**** DATA TO PROCESS ****
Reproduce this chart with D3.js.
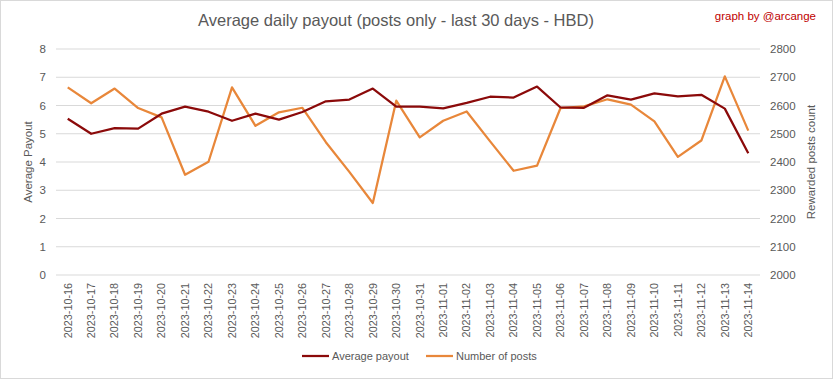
<!DOCTYPE html>
<html><head><meta charset="utf-8">
<script src="https://cdn.jsdelivr.net/npm/d3@7"></script>
<style>body{margin:0;background:#fff}svg{display:block}</style>
</head><body>
<script>
const dates = ["2023-10-16","2023-10-17","2023-10-18","2023-10-19","2023-10-20","2023-10-21","2023-10-22","2023-10-23","2023-10-24","2023-10-25","2023-10-26","2023-10-27","2023-10-28","2023-10-29","2023-10-30","2023-10-31","2023-11-01","2023-11-02","2023-11-03","2023-11-04","2023-11-05","2023-11-06","2023-11-07","2023-11-08","2023-11-09","2023-11-10","2023-11-11","2023-11-12","2023-11-13","2023-11-14"];
const avgPayout = [5.53,5.00,5.20,5.18,5.71,5.96,5.78,5.46,5.71,5.50,5.77,6.15,6.21,6.60,5.96,5.96,5.90,6.09,6.31,6.28,6.67,5.93,5.92,6.36,6.21,6.43,6.32,6.38,5.89,4.31];
const numPosts = [2664,2608,2660,2591,2558,2355,2401,2664,2528,2576,2592,2470,2365,2255,2617,2487,2546,2579,2473,2369,2387,2591,2597,2622,2603,2544,2418,2476,2703,2511];
const leftTicks = [0,1,2,3,4,5,6,7,8];
const rightTicks = [2000,2100,2200,2300,2400,2500,2600,2700,2800];

const W=833,H=379;
const m={l:56,r:73,t:49,b:104};
const font="'Liberation Sans',sans-serif";
const grey="#595959";
const svg=d3.select("body").append("svg").attr("width",W).attr("height",H);
svg.append("rect").attr("x",0.5).attr("y",0.5).attr("width",W-1).attr("height",H-1).attr("fill","#fff").attr("stroke","#d9d9d9");

const x=d3.scaleBand().domain(dates).range([m.l,W-m.r]);
const yL=d3.scaleLinear().domain([0,8]).range([H-m.b,m.t]);
const yR=d3.scaleLinear().domain([2000,2800]).range([H-m.b,m.t]);

svg.append("g").selectAll("line").data(leftTicks).join("line")
 .attr("x1",m.l).attr("x2",W-m.r).attr("y1",d=>yL(d)).attr("y2",d=>yL(d))
 .attr("stroke","#d9d9d9").attr("stroke-width",1);

const gl=svg.append("g").attr("transform",`translate(${m.l-10},0)`)
 .call(d3.axisLeft(yL).tickValues(leftTicks).tickSize(0).tickPadding(0).tickFormat(d3.format("d")));
gl.select(".domain").remove();
gl.selectAll("text").attr("font-family",font).attr("font-size",11.5).attr("fill",grey).attr("dy","0.32em");

const gr=svg.append("g").attr("transform",`translate(${W-m.r+10},0)`)
 .call(d3.axisRight(yR).tickValues(rightTicks).tickSize(0).tickPadding(0).tickFormat(d3.format("d")));
gr.select(".domain").remove();
gr.selectAll("text").attr("font-family",font).attr("font-size",11.5).attr("fill",grey).attr("dy","0.32em");

const gx=svg.append("g").attr("transform",`translate(0,${H-m.b})`)
 .call(d3.axisBottom(x).tickSize(0).tickPadding(0));
gx.select(".domain").remove();
gx.selectAll("text").attr("font-family",font).attr("font-size",10.8).attr("fill",grey)
 .attr("text-anchor","end").attr("transform","translate(0,8) rotate(-90)").attr("dx",0).attr("dy","0.35em").attr("x",0).attr("y",0);

const cx=d=>x(d)+x.bandwidth()/2;
svg.append("path").datum(numPosts).attr("fill","none").attr("stroke","#e8873a").attr("stroke-width",2.25).attr("stroke-linejoin","round")
 .attr("d",d3.line().x((d,i)=>cx(dates[i])).y(d=>yR(d)));
svg.append("path").datum(avgPayout).attr("fill","none").attr("stroke","#8b0a0a").attr("stroke-width",2.25).attr("stroke-linejoin","round")
 .attr("d",d3.line().x((d,i)=>cx(dates[i])).y(d=>yL(d)));

svg.append("text").attr("x",396).attr("y",26).attr("text-anchor","middle").attr("font-family",font).attr("font-size",16.5).attr("fill",grey)
 .text("Average daily payout (posts only - last 30 days - HBD)");
svg.append("text").attr("x",816).attr("y",20).attr("text-anchor","end").attr("font-family",font).attr("font-size",11.5).attr("fill","#c00000")
 .text("graph by @arcange");

svg.append("text").attr("transform",`translate(32,${(m.t+H-m.b)/2}) rotate(-90)`).attr("text-anchor","middle")
 .attr("font-family",font).attr("font-size",11.5).attr("fill",grey).text("Average Payout");
svg.append("text").attr("transform",`translate(815,${(m.t+H-m.b)/2}) rotate(-90)`).attr("text-anchor","middle")
 .attr("font-family",font).attr("font-size",11.5).attr("fill",grey).text("Rewarded posts count");

const leg=[{n:"Average payout",c:"#8b0a0a",x:302},{n:"Number of posts",c:"#e8873a",x:426}];
const lg=svg.append("g");
leg.forEach(l=>{
 lg.append("line").attr("x1",l.x).attr("x2",l.x+27).attr("y1",356).attr("y2",356).attr("stroke",l.c).attr("stroke-width",2.25);
 lg.append("text").attr("x",l.x+30).attr("y",356).attr("dy","0.35em").attr("font-family",font).attr("font-size",11).attr("fill",grey).text(l.n);
});
</script>
</body></html>
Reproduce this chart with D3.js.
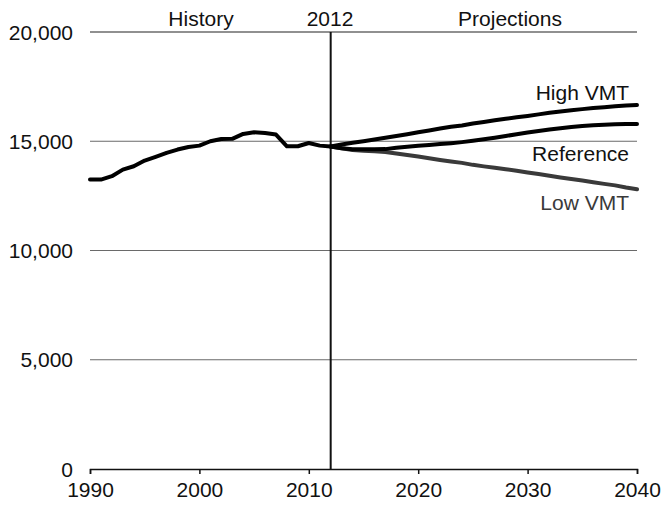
<!DOCTYPE html>
<html>
<head>
<meta charset="utf-8">
<script src="https://cdn.jsdelivr.net/npm/d3@7"></script>
<style>
  body { margin: 0; background: #fff; }
  svg text { font-family: "Liberation Sans", Arial, sans-serif; }
</style>
</head>
<body>
<svg width="663" height="508"></svg>
<script>
const histYears = d3.range(1990, 2013);
const history = [13245, 13245, 13400, 13700, 13855, 14115, 14285, 14465, 14620, 14740,
  14800, 15000, 15105, 15110, 15335, 15410, 15380, 15305, 14770, 14770,
  14920, 14800, 14760];

const projYears = d3.range(2012, 2041);
const highVMT = [14760, 14850, 14930, 15000, 15080, 15160, 15240, 15320, 15410, 15490,
  15580, 15660, 15720, 15810, 15880, 15960, 16030, 16100, 16160, 16230,
  16300, 16360, 16420, 16470, 16520, 16560, 16600, 16640, 16660];
const reference = [14760, 14680, 14630, 14630, 14630, 14640, 14700, 14750, 14790, 14830,
  14870, 14910, 14960, 15020, 15090, 15160, 15240, 15320, 15400, 15470,
  15540, 15600, 15650, 15700, 15730, 15760, 15780, 15790, 15790];
const lowVMT = [14760, 14680, 14600, 14570, 14540, 14510, 14440, 14370, 14300, 14220,
  14140, 14070, 14010, 13920, 13850, 13790, 13720, 13650, 13570, 13500,
  13420, 13340, 13270, 13200, 13120, 13050, 12980, 12880, 12800];

const xTicks = [1990, 2000, 2010, 2020, 2030, 2040];
const yTicks = [0, 5000, 10000, 15000, 20000];

const svg = d3.select('svg');
const x = d3.scaleLinear().domain([1990, 2040]).range([90, 637]);
const y = d3.scaleLinear().domain([0, 20000]).range([469, 32]);

// gridlines
svg.append('g')
  .selectAll('line')
  .data(yTicks.filter(d => d > 0))
  .join('line')
    .attr('x1', x(1990)).attr('x2', x(2040))
    .attr('y1', d => y(d)).attr('y2', d => y(d))
    .attr('stroke', d => d === 20000 ? '#222' : '#6a6a6a')
    .attr('stroke-width', 1.2);

// y labels
svg.append('g')
  .selectAll('text')
  .data(yTicks)
  .join('text')
    .attr('x', 73)
    .attr('y', d => y(d))
    .attr('dy', '0.36em')
    .attr('text-anchor', 'end')
    .attr('font-size', 21)
    .attr('fill', '#111')
    .text(d => d3.format(',')(d));

// x axis
const xAxis = svg.append('g')
  .attr('transform', `translate(0, ${y(0)})`)
  .call(d3.axisBottom(x).tickValues(xTicks).tickFormat(d3.format('d'))
    .tickSize(5).tickSizeOuter(5).tickPadding(8));
xAxis.select('.domain').attr('stroke', '#111').attr('stroke-width', 1.5);
xAxis.selectAll('.tick line').attr('stroke', '#111').attr('stroke-width', 1.5);
xAxis.selectAll('.tick text')
  .attr('font-size', 21)
  .attr('fill', '#111')
  .attr('font-family', '"Liberation Sans", Arial, sans-serif');

// 2012 divider
svg.append('line')
  .attr('x1', x(2012)).attr('x2', x(2012))
  .attr('y1', y(20000)).attr('y2', y(0))
  .attr('stroke', '#111')
  .attr('stroke-width', 2);

const line = d3.line()
  .x(d => x(d[0]))
  .y(d => y(d[1]));

const series = [
  { years: projYears, vals: lowVMT, color: '#3a3a3a' },
  { years: projYears, vals: reference, color: '#000' },
  { years: projYears, vals: highVMT, color: '#000' },
  { years: histYears, vals: history, color: '#000' }
];

svg.append('g')
  .selectAll('path')
  .data(series)
  .join('path')
    .attr('d', s => line(s.years.map((yr, i) => [yr, s.vals[i]])))
    .attr('fill', 'none')
    .attr('stroke', s => s.color)
    .attr('stroke-width', 4)
    .attr('stroke-linejoin', 'round')
    .attr('stroke-linecap', 'round');

// headers
const headers = [
  { t: 'History', x: 201 },
  { t: '2012', x: 330 },
  { t: 'Projections', x: 510 }
];
svg.append('g')
  .selectAll('text')
  .data(headers)
  .join('text')
    .attr('x', d => d.x)
    .attr('y', 26)
    .attr('text-anchor', 'middle')
    .attr('font-size', 21)
    .attr('fill', '#111')
    .text(d => d.t);

// series labels
const labels = [
  { t: 'High VMT', y: 100, c: '#111' },
  { t: 'Reference', y: 161, c: '#111' },
  { t: 'Low VMT', y: 210, c: '#3a3a3a' }
];
svg.append('g')
  .selectAll('text')
  .data(labels)
  .join('text')
    .attr('x', 629)
    .attr('y', d => d.y)
    .attr('text-anchor', 'end')
    .attr('font-size', 21)
    .attr('fill', d => d.c)
    .text(d => d.t);
</script>
</body>
</html>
****
Pictures stay out. Repeat only the lines from the beginning of the data through the line that has "rightTicks = [2000,2100,2200,2300,2400,2500,2600,2700,2800];".

Reproduce this chart with D3.js.
<!DOCTYPE html>
<html><head><meta charset="utf-8">
<script src="https://cdn.jsdelivr.net/npm/d3@7"></script>
<style>body{margin:0;background:#fff}svg{display:block}</style>
</head><body>
<script>
const dates = ["2023-10-16","2023-10-17","2023-10-18","2023-10-19","2023-10-20","2023-10-21","2023-10-22","2023-10-23","2023-10-24","2023-10-25","2023-10-26","2023-10-27","2023-10-28","2023-10-29","2023-10-30","2023-10-31","2023-11-01","2023-11-02","2023-11-03","2023-11-04","2023-11-05","2023-11-06","2023-11-07","2023-11-08","2023-11-09","2023-11-10","2023-11-11","2023-11-12","2023-11-13","2023-11-14"];
const avgPayout = [5.53,5.00,5.20,5.18,5.71,5.96,5.78,5.46,5.71,5.50,5.77,6.15,6.21,6.60,5.96,5.96,5.90,6.09,6.31,6.28,6.67,5.93,5.92,6.36,6.21,6.43,6.32,6.38,5.89,4.31];
const numPosts = [2664,2608,2660,2591,2558,2355,2401,2664,2528,2576,2592,2470,2365,2255,2617,2487,2546,2579,2473,2369,2387,2591,2597,2622,2603,2544,2418,2476,2703,2511];
const leftTicks = [0,1,2,3,4,5,6,7,8];
const rightTicks = [2000,2100,2200,2300,2400,2500,2600,2700,2800];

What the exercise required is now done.